In this email I'll briefly explain a lesson we learned from tuning
the memory usage of a large-scale (wrt traffic) simulation. Hopefully
it'll be useful for others. Here ns is referred to the current snapshot. 

Originally tcl/ex/large-scale-web-traffic.tcl was a self-similar web
traffic model used in "Dynamics of {IP} Traffic: A study of the role of
variability and the impact of control", SIGCOMM'99. It was implemented
completely in otcl (tcl/http/http-mod.tcl). When there are 400 HTTP
sessions and with the parameters given in that script, its memory usage
linearly increases with time, and the simulation ends with about 800+MB
memory (see http://www.isi.edu/~haoboy/old-usage-400.ps). 

There are two factors that contributed to this. First, http-mod.tcl
allocates various split objects using 'new', but does not _explicitly_
'delete' them in otcl. It turns out that this caused a memory leak every
time that new-ed split object is reassigned a value. Second, implementing
things, including HTTP pages, objects, completely in otcl takes a lot of
extra memory than to maintaining those complex data structures in C++.

After redesigning the HTTP traffic model and implementing the data
structures completely in C++, we cut down memory usage to be stabilized
around 62MB for a 400 session simulation
(http://www.isi.edu/~haoboy/new-usage-400.ps). 

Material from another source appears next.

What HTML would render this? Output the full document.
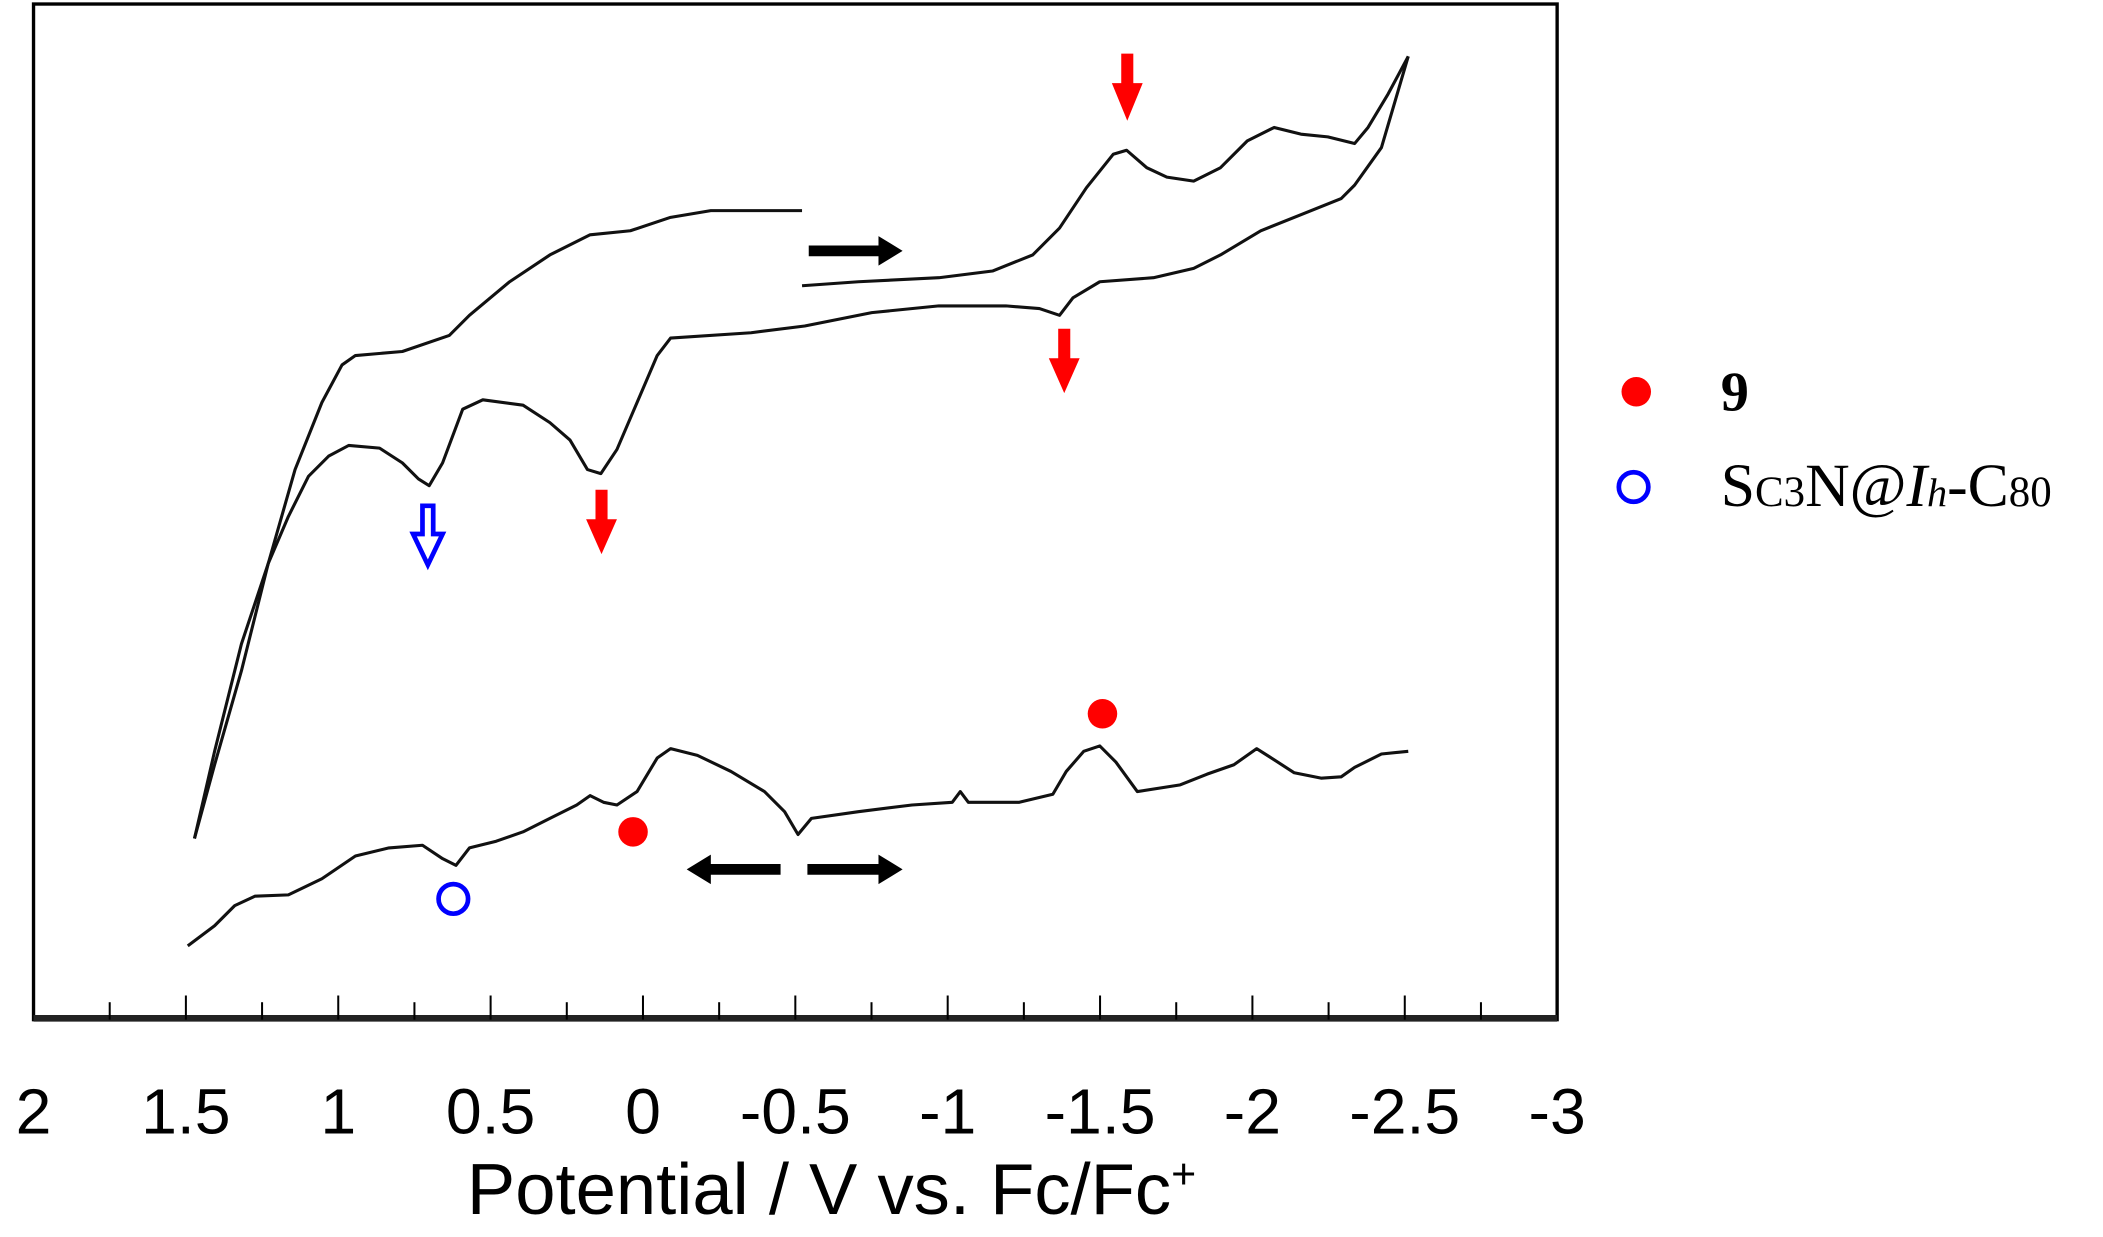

However, a sad news is, moving things into C++ does not help much in
reducing executaion time. This is because packet passing in ns is
completely done in C++, and that's the main cause of the long execution
time (assuming there's enough memory). 

The lesson we learned is: (1) be very careful about 'new' and 'delete'
about split objects, and (2) always maintain complex data structures in
C++. 

Hope this will be helpful for others.